Look through the material and copy each line holding "this".

--- Records for processing ---

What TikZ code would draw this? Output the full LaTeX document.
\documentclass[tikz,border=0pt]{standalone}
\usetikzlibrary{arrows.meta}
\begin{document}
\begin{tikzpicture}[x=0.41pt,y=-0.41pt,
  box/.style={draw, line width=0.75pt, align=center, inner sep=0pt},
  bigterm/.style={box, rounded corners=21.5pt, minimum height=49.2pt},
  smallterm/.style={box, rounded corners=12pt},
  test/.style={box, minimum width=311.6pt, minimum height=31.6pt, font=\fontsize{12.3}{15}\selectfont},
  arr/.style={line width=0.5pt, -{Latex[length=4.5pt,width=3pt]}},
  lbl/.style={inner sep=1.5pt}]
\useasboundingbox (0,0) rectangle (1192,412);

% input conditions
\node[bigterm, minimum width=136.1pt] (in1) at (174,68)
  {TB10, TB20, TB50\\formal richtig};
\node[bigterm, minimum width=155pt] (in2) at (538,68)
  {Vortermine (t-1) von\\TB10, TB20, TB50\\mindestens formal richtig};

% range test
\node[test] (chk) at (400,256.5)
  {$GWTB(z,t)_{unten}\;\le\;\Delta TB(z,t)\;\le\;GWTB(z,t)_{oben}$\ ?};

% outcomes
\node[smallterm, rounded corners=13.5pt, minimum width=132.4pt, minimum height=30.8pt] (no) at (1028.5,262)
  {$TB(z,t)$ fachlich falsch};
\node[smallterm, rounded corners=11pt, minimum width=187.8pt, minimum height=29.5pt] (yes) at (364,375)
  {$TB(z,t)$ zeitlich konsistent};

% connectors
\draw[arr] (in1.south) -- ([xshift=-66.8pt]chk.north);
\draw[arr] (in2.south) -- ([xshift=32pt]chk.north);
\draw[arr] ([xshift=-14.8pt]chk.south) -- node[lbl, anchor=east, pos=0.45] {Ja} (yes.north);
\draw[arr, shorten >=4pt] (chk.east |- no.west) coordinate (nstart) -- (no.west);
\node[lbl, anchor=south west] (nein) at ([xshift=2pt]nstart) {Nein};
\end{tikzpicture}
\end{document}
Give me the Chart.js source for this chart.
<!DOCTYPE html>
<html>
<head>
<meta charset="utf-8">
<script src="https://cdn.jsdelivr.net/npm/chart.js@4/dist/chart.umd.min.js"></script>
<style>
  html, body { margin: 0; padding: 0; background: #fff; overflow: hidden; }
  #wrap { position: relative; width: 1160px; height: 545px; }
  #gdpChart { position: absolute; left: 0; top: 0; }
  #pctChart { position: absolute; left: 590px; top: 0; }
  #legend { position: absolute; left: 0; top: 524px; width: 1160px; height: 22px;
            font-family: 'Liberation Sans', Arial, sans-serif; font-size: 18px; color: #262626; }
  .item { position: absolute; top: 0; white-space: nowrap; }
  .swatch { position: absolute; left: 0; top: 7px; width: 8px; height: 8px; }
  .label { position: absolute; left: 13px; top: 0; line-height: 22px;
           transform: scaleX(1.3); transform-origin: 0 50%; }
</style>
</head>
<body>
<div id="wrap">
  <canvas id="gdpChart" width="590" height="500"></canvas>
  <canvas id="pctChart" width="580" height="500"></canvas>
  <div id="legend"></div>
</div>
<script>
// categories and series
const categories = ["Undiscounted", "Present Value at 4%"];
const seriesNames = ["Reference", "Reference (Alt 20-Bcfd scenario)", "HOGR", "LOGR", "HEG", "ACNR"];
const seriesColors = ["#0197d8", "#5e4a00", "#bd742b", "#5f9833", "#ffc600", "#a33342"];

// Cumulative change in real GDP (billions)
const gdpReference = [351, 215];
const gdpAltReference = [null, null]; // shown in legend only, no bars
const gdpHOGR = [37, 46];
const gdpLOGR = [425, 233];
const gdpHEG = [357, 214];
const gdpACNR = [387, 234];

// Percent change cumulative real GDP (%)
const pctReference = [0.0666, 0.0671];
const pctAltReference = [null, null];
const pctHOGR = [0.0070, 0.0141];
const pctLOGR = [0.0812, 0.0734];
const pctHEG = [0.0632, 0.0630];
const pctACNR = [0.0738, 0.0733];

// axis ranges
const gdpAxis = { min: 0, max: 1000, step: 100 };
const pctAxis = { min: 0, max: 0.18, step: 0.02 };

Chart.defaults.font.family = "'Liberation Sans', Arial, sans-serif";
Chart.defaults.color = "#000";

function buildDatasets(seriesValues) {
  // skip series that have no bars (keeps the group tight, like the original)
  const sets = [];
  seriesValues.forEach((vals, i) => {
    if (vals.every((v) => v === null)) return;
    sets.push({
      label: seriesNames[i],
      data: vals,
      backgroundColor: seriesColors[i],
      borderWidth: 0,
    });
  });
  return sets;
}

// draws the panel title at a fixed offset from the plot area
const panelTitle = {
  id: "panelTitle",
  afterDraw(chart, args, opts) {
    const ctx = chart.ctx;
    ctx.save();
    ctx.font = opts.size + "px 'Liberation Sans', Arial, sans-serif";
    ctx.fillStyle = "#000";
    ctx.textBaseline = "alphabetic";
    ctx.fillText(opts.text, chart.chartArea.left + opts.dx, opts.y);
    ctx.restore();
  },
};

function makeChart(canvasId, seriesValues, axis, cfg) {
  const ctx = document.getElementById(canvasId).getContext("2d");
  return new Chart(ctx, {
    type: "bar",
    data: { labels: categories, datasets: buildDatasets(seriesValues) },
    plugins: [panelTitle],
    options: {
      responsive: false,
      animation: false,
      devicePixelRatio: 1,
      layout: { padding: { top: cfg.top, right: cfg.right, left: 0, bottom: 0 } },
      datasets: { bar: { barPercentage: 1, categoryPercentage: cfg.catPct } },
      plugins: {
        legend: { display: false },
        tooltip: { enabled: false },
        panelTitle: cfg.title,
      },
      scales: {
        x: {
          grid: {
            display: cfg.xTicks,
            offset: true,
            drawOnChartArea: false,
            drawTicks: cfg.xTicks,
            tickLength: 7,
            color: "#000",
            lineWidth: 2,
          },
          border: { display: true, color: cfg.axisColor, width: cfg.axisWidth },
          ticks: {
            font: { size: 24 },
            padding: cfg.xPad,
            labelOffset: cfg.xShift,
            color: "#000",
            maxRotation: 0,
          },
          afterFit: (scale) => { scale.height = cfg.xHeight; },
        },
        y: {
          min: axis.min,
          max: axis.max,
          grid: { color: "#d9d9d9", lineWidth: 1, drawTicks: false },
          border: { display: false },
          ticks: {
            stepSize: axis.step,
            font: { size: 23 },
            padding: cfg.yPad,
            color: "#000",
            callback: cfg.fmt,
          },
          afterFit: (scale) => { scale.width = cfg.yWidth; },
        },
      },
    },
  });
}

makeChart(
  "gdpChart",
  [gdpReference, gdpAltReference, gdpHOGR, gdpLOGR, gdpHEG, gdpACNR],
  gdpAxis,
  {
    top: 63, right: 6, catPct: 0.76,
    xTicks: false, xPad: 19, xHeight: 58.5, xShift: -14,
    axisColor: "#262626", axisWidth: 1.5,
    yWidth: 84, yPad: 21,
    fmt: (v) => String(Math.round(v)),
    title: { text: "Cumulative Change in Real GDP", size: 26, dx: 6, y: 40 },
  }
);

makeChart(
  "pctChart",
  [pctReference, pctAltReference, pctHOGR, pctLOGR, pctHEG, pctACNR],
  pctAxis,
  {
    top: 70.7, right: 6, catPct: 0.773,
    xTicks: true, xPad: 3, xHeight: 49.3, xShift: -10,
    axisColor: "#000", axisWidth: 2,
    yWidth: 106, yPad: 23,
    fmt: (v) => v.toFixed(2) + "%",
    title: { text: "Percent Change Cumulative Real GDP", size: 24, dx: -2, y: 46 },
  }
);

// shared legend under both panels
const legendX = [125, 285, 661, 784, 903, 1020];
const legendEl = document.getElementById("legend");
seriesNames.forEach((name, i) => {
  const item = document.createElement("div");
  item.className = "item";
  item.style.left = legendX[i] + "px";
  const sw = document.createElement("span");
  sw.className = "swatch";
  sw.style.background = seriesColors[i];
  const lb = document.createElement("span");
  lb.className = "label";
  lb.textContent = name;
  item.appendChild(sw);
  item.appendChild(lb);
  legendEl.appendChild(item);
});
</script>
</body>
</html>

---

# Final result:
What TikZ code would draw this? Output the full LaTeX document.
Give me the Chart.js source for this chart.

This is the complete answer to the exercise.